Une histoire d’amour et de désir

UNE HISTOIRE D’AMOUR ET DE DÉSIR 

De Leyla BOUZID – France-1h42, Avec Sami Outalbali, Zbeida Belhajamor, Aurélia Petit.

Pour certains, le chemin vers la jouissance n’est pas une ligne droite, mais un sentier sombre et sinueux envahi de ronces et de mauvaises herbes. Ce pourrait être là le sujet du deuxième long-métrage de Leyla Bouzid (« A peine j’ouvre les yeux », 2015), née à Tunis en 1984, formée à la Sorbonne et à la Fémis, qui offre une nouvelle variation sur le thème de l’éducation sentimentale. Un jeune homme découvre l’amour et le désir en même temps, au même endroit, et doit donc inventer des voies inédites pour accorder l’essence spirituelle de l’un avec la flamme corporelle de l’autre. Motif classique du roman de formation que la réalisatrice a la bonne idée, ici, de refondre dans la culture arabe que ses jeunes personnages, tous deux originaires du Maghreb, ont en partage.

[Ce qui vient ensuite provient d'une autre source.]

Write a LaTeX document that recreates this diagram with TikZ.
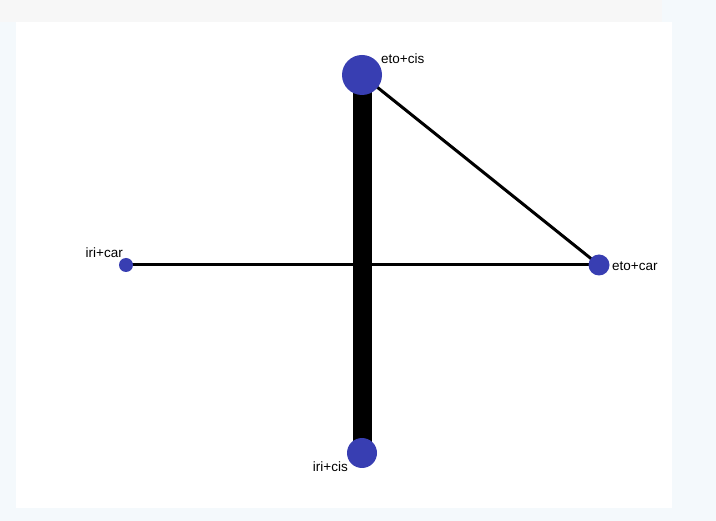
\documentclass[tikz,border=0pt]{standalone}
\usepackage{fontspec}
\setmainfont{Liberation Sans}
\definecolor{nodeblue}{RGB}{56,62,178}
\definecolor{bgblue}{RGB}{244,249,252}
\definecolor{bggray}{RGB}{247,247,247}
\begin{document}
\begin{tikzpicture}[x=1pt,y=-1pt,
  vert/.style={circle,fill=nodeblue,inner sep=0pt,minimum size=#1},
  lab/.style={font=\fontsize{13.5}{15}\selectfont,inner sep=0pt,text=black},
  thin edge/.style={line width=3pt,black},
  thick edge/.style={line width=19pt,black}]
\useasboundingbox (0,0) rectangle (716,521);
\fill[bgblue] (0,0) rectangle (716,521);
\fill[bggray] (0,0) rectangle (662,22);
\fill[white] (16,22) rectangle (672,508);
% edges
\coordinate (ec) at (362,75);
\coordinate (ea) at (599,265);
\coordinate (ia) at (126,265);
\coordinate (ic) at (362,453);
\draw[thin edge] (ia) -- (ea);
\draw[thin edge] (ec) -- (ea);
\draw[thick edge] (ec) -- (ic);
% vertices
\node[vert=40pt] (nec) at (ec) {};
\node[vert=21pt] (nea) at (ea) {};
\node[vert=14pt] (nia) at (ia) {};
\node[vert=30pt] (nic) at (ic) {};
% labels
\node[lab,anchor=west] (lec) at (381,59) {eto+cis};
\node[lab,anchor=west] (lea) at (612,266) {eto+car};
\node[lab,anchor=east] (lia) at (123,253) {iri+car};
\node[lab,anchor=east] (lic) at (348,467) {iri+cis};
\end{tikzpicture}
\end{document}
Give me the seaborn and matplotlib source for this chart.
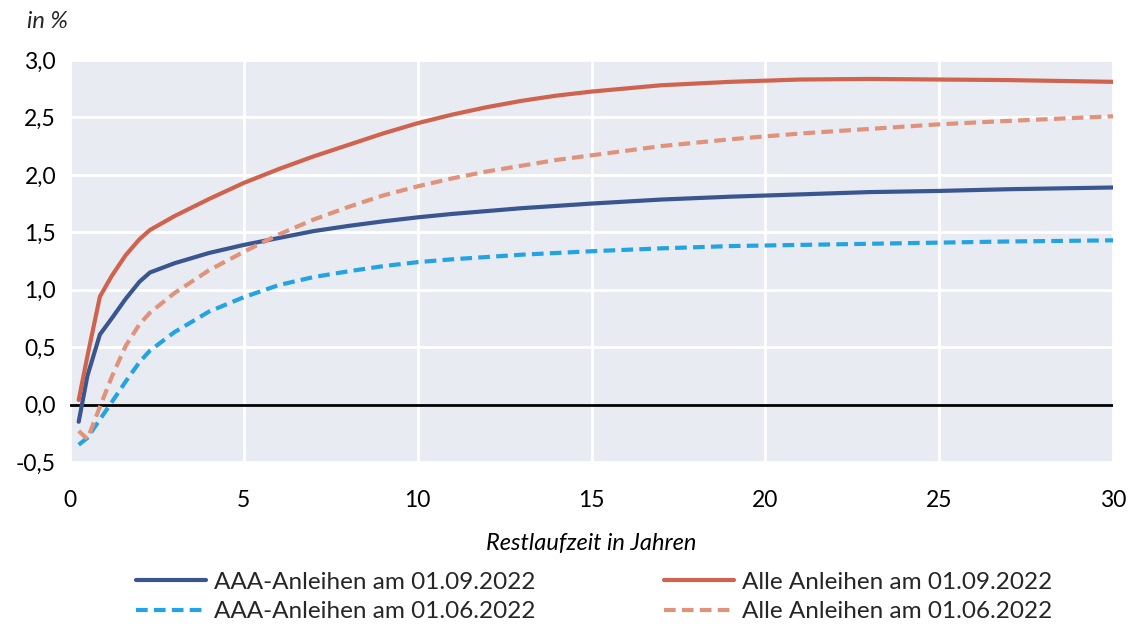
import numpy as np
import pandas as pd
import matplotlib
matplotlib.use("Agg")
import matplotlib.pyplot as plt
import seaborn as sns
from matplotlib.ticker import FixedLocator, FuncFormatter

# ---- data ----
maturities = [0.25, 0.5, 0.86, 1.2, 1.6, 2.0, 2.3, 3, 4, 5, 6, 7, 8, 9, 10, 11, 12, 13, 14, 15, 17, 19, 21, 23, 25, 27, 30]
aaa_0109 = [-0.15, 0.25, 0.61, 0.75, 0.92, 1.07, 1.15, 1.23, 1.32, 1.39, 1.45, 1.51, 1.555, 1.595, 1.63, 1.66, 1.685, 1.71, 1.73, 1.75, 1.785, 1.81, 1.83, 1.85, 1.86, 1.875, 1.89]
alle_0109 = [0.04, 0.42, 0.94, 1.12, 1.30, 1.44, 1.52, 1.64, 1.79, 1.93, 2.05, 2.16, 2.26, 2.36, 2.45, 2.525, 2.59, 2.645, 2.69, 2.725, 2.78, 2.81, 2.83, 2.835, 2.83, 2.825, 2.81]
aaa_0106 = [-0.35, -0.29, -0.13, 0.02, 0.20, 0.37, 0.47, 0.63, 0.81, 0.935, 1.04, 1.11, 1.16, 1.205, 1.24, 1.265, 1.285, 1.305, 1.32, 1.335, 1.36, 1.38, 1.39, 1.40, 1.41, 1.42, 1.43]
alle_0106 = [-0.23, -0.30, -0.02, 0.24, 0.51, 0.70, 0.80, 0.97, 1.17, 1.33, 1.48, 1.61, 1.72, 1.82, 1.90, 1.97, 2.03, 2.08, 2.13, 2.17, 2.25, 2.31, 2.36, 2.40, 2.44, 2.47, 2.51]

series_names = ["AAA-Anleihen am 01.09.2022", "AAA-Anleihen am 01.06.2022",
                "Alle Anleihen am 01.09.2022", "Alle Anleihen am 01.06.2022"]
series_values = [aaa_0109, aaa_0106, alle_0109, alle_0106]

x_ticks = [0, 5, 10, 15, 20, 25, 30]
y_ticks = [-0.5, 0.0, 0.5, 1.0, 1.5, 2.0, 2.5, 3.0]
x_label = "Restlaufzeit in Jahren"
y_unit = "in %"

colors = {
    "AAA-Anleihen am 01.09.2022": "#3A5690",
    "AAA-Anleihen am 01.06.2022": "#22A3E3",
    "Alle Anleihen am 01.09.2022": "#D0634E",
    "Alle Anleihen am 01.06.2022": "#E0937A",
}
dash_styles = {
    "AAA-Anleihen am 01.09.2022": "",
    "AAA-Anleihen am 01.06.2022": (2.8, 1.5),
    "Alle Anleihen am 01.09.2022": "",
    "Alle Anleihen am 01.06.2022": (2.8, 1.5),
}

rows = []
for name, vals in zip(series_names, series_values):
    for m, v in zip(maturities, vals):
        rows.append({"Restlaufzeit": m, "Rendite": v, "Serie": name})
df = pd.DataFrame(rows)

sns.set_theme(style="darkgrid")
plt.rcParams["font.family"] = ["Lato", "DejaVu Sans"]

fig = plt.figure(figsize=(11.36, 6.27), dpi=100)
ax = fig.add_axes([70 / 1136, 1 - 462 / 627, (1113 - 70) / 1136, (462 - 60) / 627])
ax.set_facecolor("#E8EBF2")

ax.axhline(0, color="black", lw=2.0, zorder=1.5)

sns.lineplot(data=df, x="Restlaufzeit", y="Rendite", hue="Serie", style="Serie",
             hue_order=series_names, style_order=series_names,
             palette=colors, dashes=dash_styles, linewidth=3.0, ax=ax, legend=False,
             zorder=3)

ax.set_xlim(0, 30)
ax.set_ylim(-0.5, 3.0)
ax.xaxis.set_major_locator(FixedLocator(x_ticks))
ax.yaxis.set_major_locator(FixedLocator(y_ticks))
ax.yaxis.set_major_formatter(FuncFormatter(lambda v, p: f"{v:.1f}".replace(".", ",")))
ax.xaxis.set_major_formatter(FuncFormatter(lambda v, p: f"{int(v)}"))
ax.grid(True, color="white", lw=2.0)
for s in ax.spines.values():
    s.set_visible(False)
ax.tick_params(axis="both", labelsize=16.5, length=0, colors="black")
ax.tick_params(axis="x", pad=20)
ax.tick_params(axis="y", pad=10)

ax.set_xlabel(x_label, fontsize=17, style="italic", labelpad=16, color="black")
ax.set_ylabel("")
fig.text(27 / 1136, 1 - 22 / 627, y_unit, fontsize=17, style="italic", va="center", ha="left")

handles = []
for name in series_names:
    (h,) = ax.plot([], [], color=colors[name], lw=3.0,
                   linestyle="-" if dash_styles[name] == "" else (0, dash_styles[name]))
    handles.append(h)
leg = fig.legend(handles, series_names, ncol=2, loc="center left",
                 bbox_to_anchor=(114 / 1136, 1 - 597 / 627), frameon=False,
                 fontsize=17.5, handlelength=2.9, handletextpad=0.3,
                 columnspacing=5.3, labelspacing=0.35)

fig.savefig("out.png", dpi=100)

Ahmed (Sami Outalbali) sort de la cité où il a grandi en banlieue parisienne, auprès de ses parents exilés d’Algérie, pour suivre des études de lettres à la Sorbonne. Il y fait la rencontre de Farah (Zbeida Belhajamor), étudiante fraîchement débarquée de Tunis. Une chance : elle est inscrite au même cours de littérature comparée que lui, consacré cette année à la poésie arabe séculaire, qui n’avait pas froid aux yeux en matière d’érotisme. Le corpus constitue donc, de fait, un parfait terrain de rapprochement pour les tourtereaux. Mais à chaque opportunité, Ahmed freine des quatre sabots, temporise, esquive. Pudeur excessive ? Vœu de chasteté ? Œil normatif de la cité qui veille sur lui ? A l’image des poètes qu’il étudie, le jeune homme a surtout tendance à sublimer ses émois, comme à idéaliser l’élue de son cœur : tout en lui passe par la tête. Reste à trouver le chemin du geste, vecteur de l’expression du désir, et donc du passage à l’acte.

D’un tel récit amoureux, c’est l’esprit de rétention qui fait tout l’intérêt, en ce qu’il désavoue l’hédonisme en vogue, pour renouer avec la tradition classique de la temporisation. Se réfréner, pour le héros, est tout à la fois de l’ordre de l’offense (faisant ainsi subir une rebuffade à la sensualité de Farah) que le chemin ardu d’une morale enseignée par la littérature (attendre, c’est décupler le plaisir). Tout dépend alors du caractère contingent ou choisi que recouvre cette attente, basculant, c’est selon, dans la frigidité du peine-à-jouir, ou la promesse d’une jouissance supérieure.

Tradition classique, certes, mais dont Leyla Bouzid se plaît à renverser les rôles : ici, c’est le garçon qui retarde le moment de se donner, tandis que la jeune femme, conquérante, désire activement et en fait clairement état. Pour filmer ce désir contenu, la réalisatrice opte judicieusement pour une mise en scène pondérée, sans effusion, qui respecte l’intégrité des corps, le resitue dans l’environnement (de la cité-dortoir aux rues du Quartier latin), sauf quand il s’agit d’approcher les visages. De la silhouette au gros plan, c’est une subtile sarabande du désir qui se joue, une valse-hésitation où les corps en tension s’aimantent en même temps qu’ils se tiennent en respect.